The BBC as it has always been, and ITV as we hope it will be again once it gets itself back together, constitute a productive force which is beyond markets, and can be assessed only as part of a culture — perhaps even the most important part, because although we can’t be sure that values are transmitted by a good book, we are somehow certain they are traduced by a bad programme. Of the duopoly’s two components, the BBC is currently the more vulnerable. Until its charter is renewed, it must plead to be appreciated by the least fair-minded yet most influential minority in its audience — parliamentarians without time to watch it and press executives who would like to see it whipped. At the rate the press is going, the question will become not whether the BBC needs to be broken up, but how. This growing capacity of Britain to attack its own institutions is beginning to look suicidal.

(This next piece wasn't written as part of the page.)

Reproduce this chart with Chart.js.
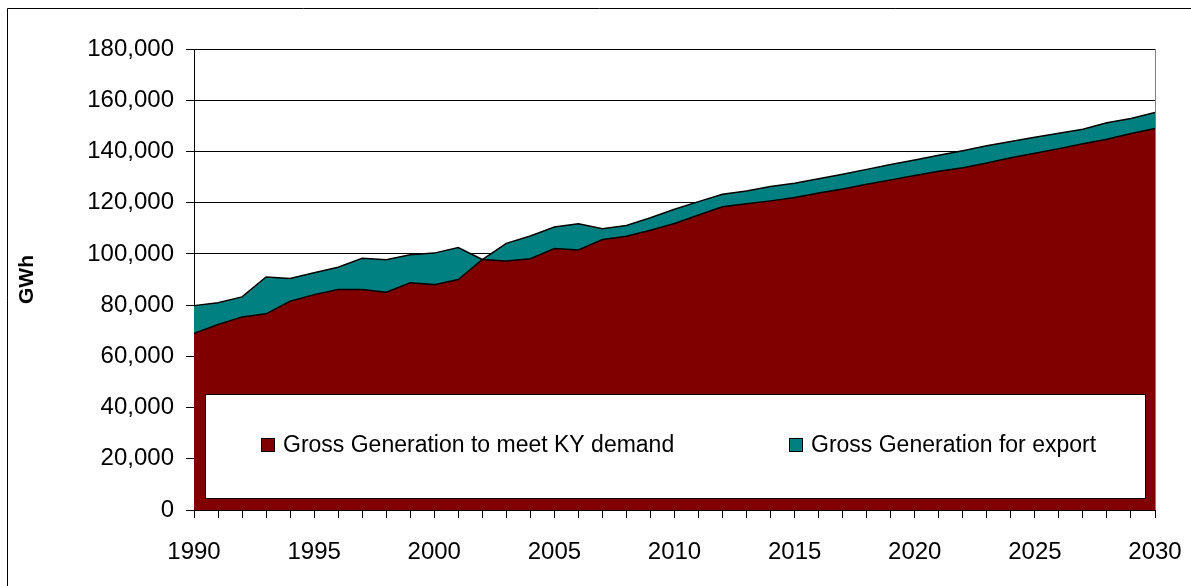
<!DOCTYPE html>
<html>
<head>
<meta charset="utf-8">
<script src="https://cdn.jsdelivr.net/npm/chart.js@4"></script>
<style>
  html, body { margin: 0; padding: 0; background: #fff; }
  #wrap { position: absolute; left: 0; top: 0; width: 1191px; height: 586px; }
</style>
</head>
<body>
<div id="wrap"><canvas id="genChart" width="1191" height="586"></canvas></div>
<script>
// Data (GWh)
const years = [];
for (let y = 1990; y <= 2030; y++) years.push(String(y));

const demandGWh = [
    68900, 72400, 75400, 76600, 81500, 84100, 86100, 86100, 85000, 88700,
    88000, 90000, 97800, 97200, 98100, 102100, 101500, 105600, 106900, 109200,
    111900, 115200, 118400, 119600, 120700, 122000, 123800, 125300, 127200, 128900,
    130600, 132300, 133600, 135500, 137500, 139300, 141100, 143000, 144800, 147000,
    149000
];
const totalGWh = [
    79800, 80900, 83200, 91000, 90400, 92600, 94800, 98300, 97700, 99700,
    100300, 102500, 97800, 104100, 107000, 110500, 111800, 109800, 111100, 114100,
    117400, 120400, 123300, 124600, 126300, 127600, 129300, 131100, 133000, 134900,
    136700, 138500, 140300, 142200, 143900, 145500, 147100, 148700, 151200, 152900,
    155200
];
const exportGWh = totalGWh.map((t, i) => t - demandGWh[i]);

const seriesNames = ['Gross Generation to meet KY demand', 'Gross Generation for export'];
const seriesColors = ['#800000', '#008080'];
const yTicks = [0, 20000, 40000, 60000, 80000, 100000, 120000, 140000, 160000, 180000];

const FONT = 'Arial, "Liberation Sans", sans-serif';

// outer frame (top and left edges visible) + legend box inside plot area
const framePlugin = {
    id: 'frame',
    beforeDraw(chart) {
        const c = chart.ctx;
        c.save();
        c.fillStyle = '#fff';
        c.fillRect(0, 0, chart.width, chart.height);
        c.strokeStyle = '#000';
        c.lineWidth = 1;
        c.beginPath();
        c.moveTo(7.5, chart.height);
        c.lineTo(7.5, 8.5);
        c.lineTo(chart.width, 8.5);
        c.stroke();
        c.restore();
    },
    afterDatasetsDraw(chart) {
        const c = chart.ctx;
        const a = chart.chartArea;
        c.save();
        // right edge of plot
        c.strokeStyle = '#808080';
        c.beginPath();
        c.moveTo(a.right + 0.5, a.top);
        c.lineTo(a.right + 0.5, a.bottom);
        c.stroke();
        // legend box
        const bx = a.left + 11, by = 394, bw = a.right - a.left - 21, bh = 104;
        c.fillStyle = '#fff';
        c.fillRect(bx, by, bw, bh);
        c.strokeStyle = '#000';
        c.lineWidth = 1;
        c.strokeRect(bx + 0.5, by + 0.5, bw, bh);
        c.font = '23px ' + FONT;
        c.textBaseline = 'middle';
        const items = [{ x: 261 }, { x: 789 }];
        items.forEach((it, i) => {
            c.fillStyle = seriesColors[i];
            c.fillRect(it.x, 438, 14, 14);
            c.strokeStyle = '#000';
            c.strokeRect(it.x + 0.5, 438.5, 13, 13);
            c.fillStyle = '#000';
            c.fillText(seriesNames[i], it.x + 22, 446);
        });
        c.restore();
    }
};

const ctx = document.getElementById('genChart').getContext('2d');
new Chart(ctx, {
    type: 'line',
    data: {
        labels: years,
        datasets: [{
            label: seriesNames[0],
            data: demandGWh,
            backgroundColor: seriesColors[0],
            borderColor: '#000',
            borderWidth: 1.5,
            pointRadius: 0,
            fill: 'origin',
            tension: 0
        }, {
            label: seriesNames[1],
            data: exportGWh,
            backgroundColor: seriesColors[1],
            borderColor: '#000',
            borderWidth: 1.5,
            pointRadius: 0,
            fill: '-1',
            tension: 0
        }]
    },
    options: {
        responsive: false,
        animation: false,
        layout: { padding: { left: 0, right: 36, top: 49, bottom: 0 } },
        plugins: {
            legend: { display: false },
            tooltip: { enabled: false }
        },
        scales: {
            x: {
                offset: false,
                afterFit: (axis) => {
                    axis.height = 76;
                    axis.paddingLeft = 0;
                    axis.paddingRight = 0;
                },
                grid: {
                    drawOnChartArea: false,
                    drawTicks: true,
                    tickLength: 8,
                    color: '#000'
                },
                border: { color: '#000', width: 1 },
                ticks: {
                    autoSkip: false,
                    maxRotation: 0,
                    color: '#000',
                    font: { family: FONT, size: 24 },
                    padding: 20,
                    callback: function (v) {
                        const lab = this.getLabelForValue(v);
                        return (Number(lab) % 5 === 0) ? lab : '';
                    }
                }
            },
            y: {
                stacked: true,
                min: 0,
                max: 180000,
                afterFit: (axis) => { axis.width = 194; },
                afterBuildTicks: (axis) => { axis.ticks = yTicks.map(v => ({ value: v })); },
                grid: {
                    color: '#000',
                    lineWidth: 1,
                    tickLength: 8
                },
                border: { color: '#000', width: 1 },
                ticks: {
                    color: '#000',
                    font: { family: FONT, size: 24 },
                    padding: 12,
                    callback: v => v.toLocaleString('en-US')
                },
                title: {
                    display: true,
                    text: 'GWh',
                    color: '#000',
                    font: { family: FONT, size: 21, weight: 'bold' },
                    padding: { top: 15, bottom: 0 }
                }
            }
        }
    },
    plugins: [framePlugin]
});
</script>
</body>
</html>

Those institutions consititute, after all, the main reason why some of us came here. Rupert Murdoch is here on his way to America, the centre of his world, which is commercial pure and simple. But there are those among his fellow expatriates who are here for what Sir Winston Churchill, when he saw it threatened, called the life of Britain, her message and her glory. Your broadcasting system is part of what holds you together. Pull it to pieces and you tear at your own heart. Having lived here for thirty years I can’t plausibly invoke the visitor’s privilege of saying that I hate to see you doing this to yourselves, so all I can do is just feebly wish that the tripe might be confined to the comic papers. Serious ones, including Murdoch’s if their editors are brave enough, should cut out the nonsense.